* **Directions**:
For the data below, transcribe the part that opens with the line containing "Recreate this image" and closes with the line containing "(0,0) rectangle (1258,726);", exactly and with no pictures.

* **Records for processing**:

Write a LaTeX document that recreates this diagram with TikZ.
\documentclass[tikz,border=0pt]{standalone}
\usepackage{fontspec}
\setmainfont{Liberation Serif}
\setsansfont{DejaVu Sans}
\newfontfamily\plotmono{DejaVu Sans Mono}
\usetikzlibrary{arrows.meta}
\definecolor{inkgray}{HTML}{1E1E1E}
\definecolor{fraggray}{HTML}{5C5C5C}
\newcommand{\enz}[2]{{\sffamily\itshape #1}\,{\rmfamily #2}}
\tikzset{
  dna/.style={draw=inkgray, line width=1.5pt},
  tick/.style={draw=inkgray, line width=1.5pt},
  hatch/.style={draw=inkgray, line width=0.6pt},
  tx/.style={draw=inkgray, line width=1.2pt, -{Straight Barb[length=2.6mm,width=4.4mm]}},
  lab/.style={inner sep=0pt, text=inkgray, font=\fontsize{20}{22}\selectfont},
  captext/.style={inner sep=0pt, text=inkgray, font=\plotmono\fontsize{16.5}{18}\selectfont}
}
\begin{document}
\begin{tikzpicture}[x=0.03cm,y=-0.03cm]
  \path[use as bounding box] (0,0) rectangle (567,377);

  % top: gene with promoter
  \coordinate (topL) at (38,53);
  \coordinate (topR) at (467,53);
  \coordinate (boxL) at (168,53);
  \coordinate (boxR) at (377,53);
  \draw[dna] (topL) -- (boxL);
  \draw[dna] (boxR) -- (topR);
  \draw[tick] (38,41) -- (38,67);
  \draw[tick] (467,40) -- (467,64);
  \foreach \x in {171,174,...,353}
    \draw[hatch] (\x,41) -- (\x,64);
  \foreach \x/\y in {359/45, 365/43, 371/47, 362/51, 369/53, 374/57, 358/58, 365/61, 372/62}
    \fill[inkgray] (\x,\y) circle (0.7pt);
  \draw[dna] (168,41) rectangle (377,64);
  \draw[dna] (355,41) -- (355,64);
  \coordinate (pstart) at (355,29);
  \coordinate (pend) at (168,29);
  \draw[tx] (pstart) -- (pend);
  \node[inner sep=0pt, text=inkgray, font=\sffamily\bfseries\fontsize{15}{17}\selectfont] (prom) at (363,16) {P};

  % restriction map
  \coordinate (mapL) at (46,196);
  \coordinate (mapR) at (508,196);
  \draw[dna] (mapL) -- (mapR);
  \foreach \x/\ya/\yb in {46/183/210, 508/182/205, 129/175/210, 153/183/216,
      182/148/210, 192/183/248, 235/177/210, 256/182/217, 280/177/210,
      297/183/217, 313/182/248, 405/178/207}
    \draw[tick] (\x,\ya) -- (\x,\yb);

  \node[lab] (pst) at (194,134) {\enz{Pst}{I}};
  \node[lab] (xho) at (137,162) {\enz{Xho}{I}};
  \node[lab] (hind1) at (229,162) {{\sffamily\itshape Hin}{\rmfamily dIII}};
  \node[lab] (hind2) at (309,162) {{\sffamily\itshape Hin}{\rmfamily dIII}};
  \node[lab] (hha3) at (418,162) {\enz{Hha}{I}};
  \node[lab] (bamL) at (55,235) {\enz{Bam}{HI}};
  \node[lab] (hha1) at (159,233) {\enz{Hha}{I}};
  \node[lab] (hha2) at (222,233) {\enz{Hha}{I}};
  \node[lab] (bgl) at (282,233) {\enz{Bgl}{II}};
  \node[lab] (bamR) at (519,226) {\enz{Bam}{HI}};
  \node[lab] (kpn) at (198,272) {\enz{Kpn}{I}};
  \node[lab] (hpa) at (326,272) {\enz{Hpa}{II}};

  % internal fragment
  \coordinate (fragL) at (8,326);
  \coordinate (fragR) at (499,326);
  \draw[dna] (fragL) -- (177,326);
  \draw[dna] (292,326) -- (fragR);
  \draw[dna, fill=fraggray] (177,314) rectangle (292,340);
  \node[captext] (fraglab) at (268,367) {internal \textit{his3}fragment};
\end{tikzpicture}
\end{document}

---

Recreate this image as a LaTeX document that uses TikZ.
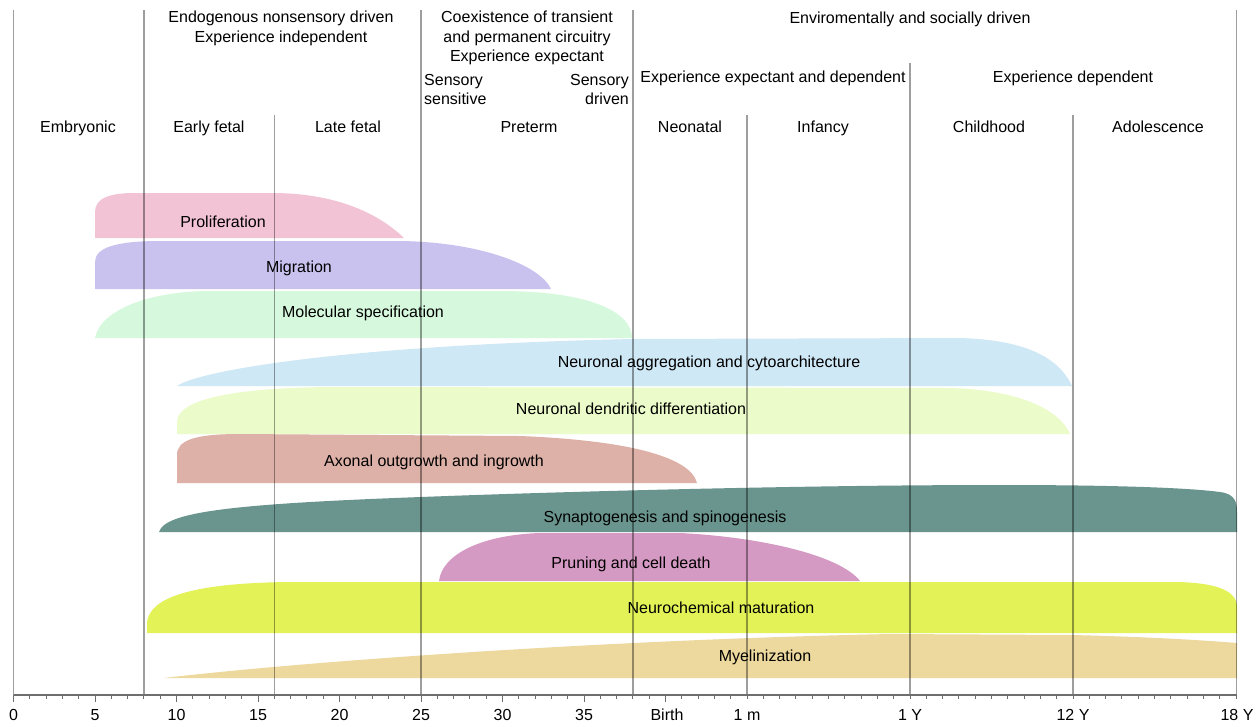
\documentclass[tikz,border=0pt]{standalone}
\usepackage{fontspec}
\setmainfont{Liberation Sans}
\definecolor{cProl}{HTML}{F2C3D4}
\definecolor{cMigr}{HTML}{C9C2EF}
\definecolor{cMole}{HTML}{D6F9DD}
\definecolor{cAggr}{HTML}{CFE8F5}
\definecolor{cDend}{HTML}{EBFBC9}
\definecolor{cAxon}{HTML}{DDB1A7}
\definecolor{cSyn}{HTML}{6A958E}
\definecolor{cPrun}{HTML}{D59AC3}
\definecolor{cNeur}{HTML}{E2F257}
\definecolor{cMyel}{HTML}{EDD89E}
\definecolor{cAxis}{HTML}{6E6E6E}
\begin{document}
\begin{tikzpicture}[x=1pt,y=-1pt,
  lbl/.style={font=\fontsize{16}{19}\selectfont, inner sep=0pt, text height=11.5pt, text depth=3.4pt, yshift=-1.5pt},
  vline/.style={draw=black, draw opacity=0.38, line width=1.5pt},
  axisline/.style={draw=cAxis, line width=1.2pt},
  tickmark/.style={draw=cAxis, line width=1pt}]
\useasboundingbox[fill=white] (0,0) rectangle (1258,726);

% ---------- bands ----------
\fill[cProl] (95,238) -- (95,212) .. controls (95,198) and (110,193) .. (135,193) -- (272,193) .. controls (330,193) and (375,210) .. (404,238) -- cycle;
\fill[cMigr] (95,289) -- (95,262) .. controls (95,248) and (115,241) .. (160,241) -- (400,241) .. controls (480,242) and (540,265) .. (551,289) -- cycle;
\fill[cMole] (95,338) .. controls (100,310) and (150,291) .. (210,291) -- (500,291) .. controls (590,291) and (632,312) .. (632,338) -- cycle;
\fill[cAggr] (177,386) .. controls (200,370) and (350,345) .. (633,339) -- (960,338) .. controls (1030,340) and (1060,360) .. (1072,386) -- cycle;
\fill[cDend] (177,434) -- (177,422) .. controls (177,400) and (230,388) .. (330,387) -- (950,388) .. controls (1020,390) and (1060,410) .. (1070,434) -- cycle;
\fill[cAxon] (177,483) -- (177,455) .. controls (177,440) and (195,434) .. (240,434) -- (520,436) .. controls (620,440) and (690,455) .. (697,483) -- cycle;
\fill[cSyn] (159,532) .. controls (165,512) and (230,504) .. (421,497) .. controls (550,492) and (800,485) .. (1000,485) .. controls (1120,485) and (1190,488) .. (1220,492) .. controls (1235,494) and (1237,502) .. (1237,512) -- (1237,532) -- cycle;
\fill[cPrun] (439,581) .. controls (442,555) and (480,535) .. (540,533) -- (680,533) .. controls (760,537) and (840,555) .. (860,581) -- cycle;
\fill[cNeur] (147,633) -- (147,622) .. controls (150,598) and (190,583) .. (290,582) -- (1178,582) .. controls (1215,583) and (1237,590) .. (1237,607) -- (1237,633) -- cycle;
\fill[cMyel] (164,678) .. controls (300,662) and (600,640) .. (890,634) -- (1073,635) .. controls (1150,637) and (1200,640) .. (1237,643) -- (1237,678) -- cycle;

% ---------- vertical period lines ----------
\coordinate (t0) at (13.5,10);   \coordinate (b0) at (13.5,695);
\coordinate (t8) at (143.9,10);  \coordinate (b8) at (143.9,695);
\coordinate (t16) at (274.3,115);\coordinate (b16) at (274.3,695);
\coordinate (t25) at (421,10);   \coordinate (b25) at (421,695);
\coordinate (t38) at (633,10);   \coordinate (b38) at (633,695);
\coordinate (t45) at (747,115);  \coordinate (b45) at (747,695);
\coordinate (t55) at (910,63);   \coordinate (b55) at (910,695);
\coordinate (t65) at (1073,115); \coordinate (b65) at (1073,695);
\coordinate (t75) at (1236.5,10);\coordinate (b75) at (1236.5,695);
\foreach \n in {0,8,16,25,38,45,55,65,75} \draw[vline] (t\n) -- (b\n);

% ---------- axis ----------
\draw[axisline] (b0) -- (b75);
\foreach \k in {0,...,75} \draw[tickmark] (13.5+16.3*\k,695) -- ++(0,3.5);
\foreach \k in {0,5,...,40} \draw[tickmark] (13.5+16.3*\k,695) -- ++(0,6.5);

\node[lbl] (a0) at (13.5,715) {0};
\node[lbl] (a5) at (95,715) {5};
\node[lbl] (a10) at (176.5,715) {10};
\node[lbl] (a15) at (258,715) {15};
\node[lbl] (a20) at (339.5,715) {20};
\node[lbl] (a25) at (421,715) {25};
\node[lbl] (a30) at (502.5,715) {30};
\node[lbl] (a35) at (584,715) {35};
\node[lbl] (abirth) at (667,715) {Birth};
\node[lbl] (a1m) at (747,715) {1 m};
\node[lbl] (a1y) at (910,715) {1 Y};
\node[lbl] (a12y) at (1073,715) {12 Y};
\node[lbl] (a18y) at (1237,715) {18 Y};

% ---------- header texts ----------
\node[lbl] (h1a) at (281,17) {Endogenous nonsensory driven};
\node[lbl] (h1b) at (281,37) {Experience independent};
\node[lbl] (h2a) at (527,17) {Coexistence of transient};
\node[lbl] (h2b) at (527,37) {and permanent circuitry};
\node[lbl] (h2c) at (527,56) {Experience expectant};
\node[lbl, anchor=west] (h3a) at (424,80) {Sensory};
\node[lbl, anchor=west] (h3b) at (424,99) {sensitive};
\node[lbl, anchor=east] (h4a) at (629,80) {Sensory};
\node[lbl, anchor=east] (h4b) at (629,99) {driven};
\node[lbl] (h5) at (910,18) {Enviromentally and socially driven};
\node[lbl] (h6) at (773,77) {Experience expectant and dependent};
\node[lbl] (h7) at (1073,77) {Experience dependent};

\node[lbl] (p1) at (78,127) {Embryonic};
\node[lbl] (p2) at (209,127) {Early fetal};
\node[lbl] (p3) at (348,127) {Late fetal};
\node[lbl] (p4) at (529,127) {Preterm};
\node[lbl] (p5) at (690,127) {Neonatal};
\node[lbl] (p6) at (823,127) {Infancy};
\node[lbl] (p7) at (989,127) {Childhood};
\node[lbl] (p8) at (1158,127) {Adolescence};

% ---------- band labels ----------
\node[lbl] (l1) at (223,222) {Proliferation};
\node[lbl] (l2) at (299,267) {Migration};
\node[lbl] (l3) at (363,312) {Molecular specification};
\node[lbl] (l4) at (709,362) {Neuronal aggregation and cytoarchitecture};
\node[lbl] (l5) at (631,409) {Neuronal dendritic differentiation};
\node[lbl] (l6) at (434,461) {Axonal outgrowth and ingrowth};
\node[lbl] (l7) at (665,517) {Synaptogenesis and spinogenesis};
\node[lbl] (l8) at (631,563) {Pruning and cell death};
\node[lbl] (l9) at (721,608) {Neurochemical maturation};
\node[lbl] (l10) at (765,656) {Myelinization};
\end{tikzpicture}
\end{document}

* **In response**:
Recreate this image as a LaTeX document that uses TikZ.
\documentclass[tikz,border=0pt]{standalone}
\usepackage{fontspec}
\setmainfont{Liberation Sans}
\definecolor{cProl}{HTML}{F2C3D4}
\definecolor{cMigr}{HTML}{C9C2EF}
\definecolor{cMole}{HTML}{D6F9DD}
\definecolor{cAggr}{HTML}{CFE8F5}
\definecolor{cDend}{HTML}{EBFBC9}
\definecolor{cAxon}{HTML}{DDB1A7}
\definecolor{cSyn}{HTML}{6A958E}
\definecolor{cPrun}{HTML}{D59AC3}
\definecolor{cNeur}{HTML}{E2F257}
\definecolor{cMyel}{HTML}{EDD89E}
\definecolor{cAxis}{HTML}{6E6E6E}
\begin{document}
\begin{tikzpicture}[x=1pt,y=-1pt,
  lbl/.style={font=\fontsize{16}{19}\selectfont, inner sep=0pt, text height=11.5pt, text depth=3.4pt, yshift=-1.5pt},
  vline/.style={draw=black, draw opacity=0.38, line width=1.5pt},
  axisline/.style={draw=cAxis, line width=1.2pt},
  tickmark/.style={draw=cAxis, line width=1pt}]
\useasboundingbox[fill=white] (0,0) rectangle (1258,726);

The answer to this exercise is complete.